Auteurs en exil : Can Dündar et Roberto Saviano
Pendant que le monde entier regarde du côté de la Russie de Poutine, une des bandes dessinées du moment nous montre comment un autre autocrate est parvenu au sommet dans son pays. "Erdogan, le nouveau sultan" est raconté par un journlaise turc en exil.
Pour brosser le portrait de Recep Tayyip Erdogan, qui préside la Turquie depuis huit ans, après en avoir été le Premier ministre entre 2003 et 2014, le journaliste Can Dündar, condamné à l’exil pour avoir osé dénoncer le pouvoir, a décidé de rester le plus objectif possible. De s’en tenir aux faits, sans donner son avis, malgré les 27 années de prison qui l’attendent, s’il rentre chez lui.
Pour l'amour du foot et au nom d'Allah
Mise en images par le dessinateur égypto-soudanais Mohamed Anwar, Erdogan, le nouveau sultan, revient, étape par étape, sur le parcours de l’enfant né dans une famille pauvre d’Istanbul. Très pieux dès son plus jeune âge, le petit Recep Tayyip est également fan de foot. Il jouera à un bon niveau, sans jamais parvenir à en faire son métier. La politique le gagne. Dans un pays où l’armée intervient régulièrement pour défendre l’ordre et garantir la laïcité, Erdogan n’aura de cesse d’imposer l’islam politique à ses concitoyens.
La BD choisit le registre de l’image d’Epinal, en noir et blanc, pour décrire un travailleur infatigable, fin tacticien, rusé et menteur, un dur au mal qui n’a jamais oublié les raclées que lui donnait son père, à la moindre bêtise. Le livre s’arrête au moment où, à 47 ans, il crée l’AKP, le parti de la justice et du développement qui va le conduire au sommet.
Erdogan, le nouveau sultan, aux éditions Delcourt.
Dans le viseur de la mafia
L’italien Roberto Saviano partage avec son confrère turc la sinistre condition de vivre caché pour avoir dit la vérité. Saviano est en permanence protégé par la police. Son tort : avoir dénoncé la mafia napolitaine, et lancé en place publique le nom de ceux qui font régner la terreur et tirent les ficelles du crime organisé.
Dans Je suis toujours vivant, l’auteur de Gomorra nous invite rien moins qu’à entrer dans sa tête. Pour tenter de nous faire partager ses frustrations et l’absurdité du quotidien d’un homme traqué. Pour ça, il peut compter sur le talent de l’israélien Asaf Hanuka, dont le dessin glacé, souvent métaphorique, renforce l’ironie douloureuse du propos.
Je suis toujours vivant, une coédition Gallimard / Steinkis.

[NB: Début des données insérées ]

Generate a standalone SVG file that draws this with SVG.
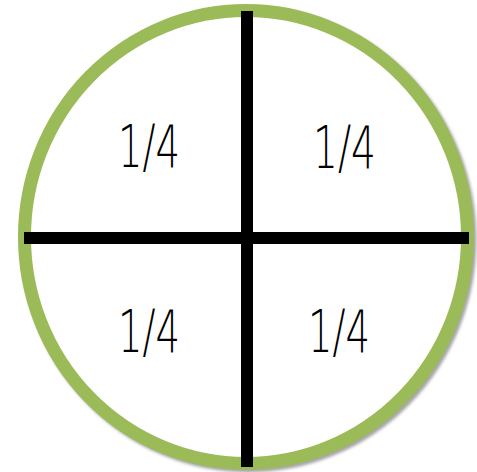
<svg xmlns="http://www.w3.org/2000/svg" width="477" height="472" viewBox="0 0 477 472">
  <defs>
    <filter id="sh" x="-10%" y="-10%" width="120%" height="120%">
      <feGaussianBlur stdDeviation="1.5"/>
    </filter>
  </defs>
  <style>
    .lbl { font-family: "DejaVu Sans", "Liberation Sans", sans-serif; font-weight: 200; font-size: 58px; fill: #000; text-anchor: middle; }
    .bar { fill: #000; }
  </style>
  <rect width="477" height="472" fill="#fff"/>
  <g id="circle">
    <ellipse cx="248.5" cy="239.5" rx="221.5" ry="226.5" fill="none" stroke="#a6a6a6" stroke-width="13" filter="url(#sh)"/>
    <ellipse cx="246" cy="237" rx="221.5" ry="226.5" fill="#fff" stroke="#9bbb59" stroke-width="13"/>
  </g>
  <g id="connectors">
    <rect class="bar" x="241" y="11" width="12" height="456"/>
    <rect class="bar" x="24" y="232" width="445" height="12"/>
  </g>
  <g id="q1"><text class="lbl" x="149" y="167" textLength="62" lengthAdjust="spacingAndGlyphs">1/4</text></g>
  <g id="q2"><text class="lbl" x="344.5" y="168" textLength="63" lengthAdjust="spacingAndGlyphs">1/4</text></g>
  <g id="q3"><text class="lbl" x="149" y="352" textLength="62" lengthAdjust="spacingAndGlyphs">1/4</text></g>
  <g id="q4"><text class="lbl" x="339" y="352" textLength="62" lengthAdjust="spacingAndGlyphs">1/4</text></g>
</svg>
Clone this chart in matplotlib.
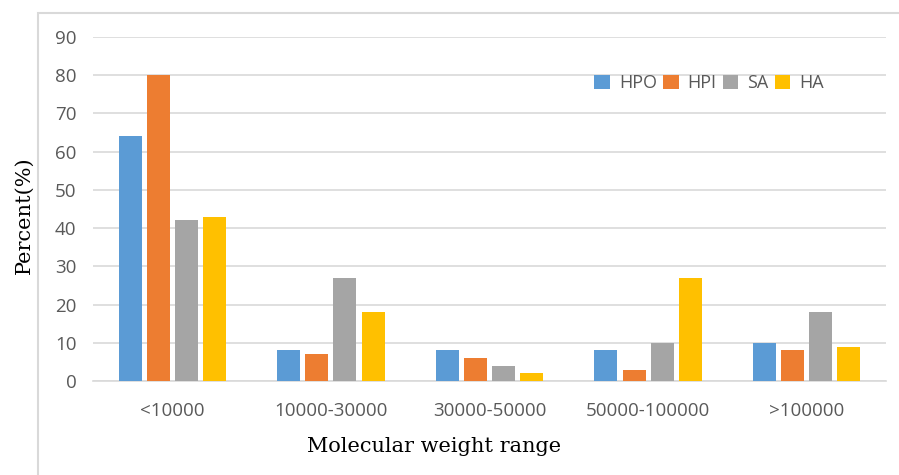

Tous les 15 jours, Jean-Christophe Ogier accueille ici la chronique "Info manga" de Lætitia de Germon de la rédaction de franceinfo.fr. Pour vous guider parmi les nombreuses parutions, Lætitia vous livre sa sélection et ses coups de cœur.
Histoire de l'empereur Akihito, par Issei Eifuku (scénario), Usamaru Furuya (dessin), chez Vega-Dupuis
Prince et fils de l’empereur Hirohito, l’empereur Akihito a grandi en temps de guerre, et a traversé la période de paix en tant que symbole. Il a abdiqué le 30 avril 2019, après avoir évoqué des ennuis de santé. Il a régné pendant 30 ans et 3 mois.
C'est la dixième plus longue durée de souveraineté de tous les empereurs japonais depuis le VIe siècle. Aux côtés de sa compagne l’impératrice Michiko, il a honoré la paix instaurée par la Constitution, et il a souhaité incarner une cour impériale ouverte au peuple, en se plaçant toujours du côté des sans-voix.
Cette biographie met en avant le côté humain de l'empereur
On découvre l'enfance du futur empereur, ce qui a forgé son caractère, la relation qu'il entretient avec sa femme, et ce qui a fait de lui une personnalité attachante et moderne. Ses décisions. À travers l'histoire de l'empereur Akihito on découvre le fonctionnement de la monarchie parlementaire japonaise, la place et le poids de l'institution impériale.
Passionnant, ce manga très réaliste met en avant les émotions, mais aussi les paysages, la guerre (Pearl Harbor, la fin du Yamato) en s’inspirant d'images célèbres. On croise également plusieurs personnalités, notamment la reine Elizabeth II et le président Eisenhower.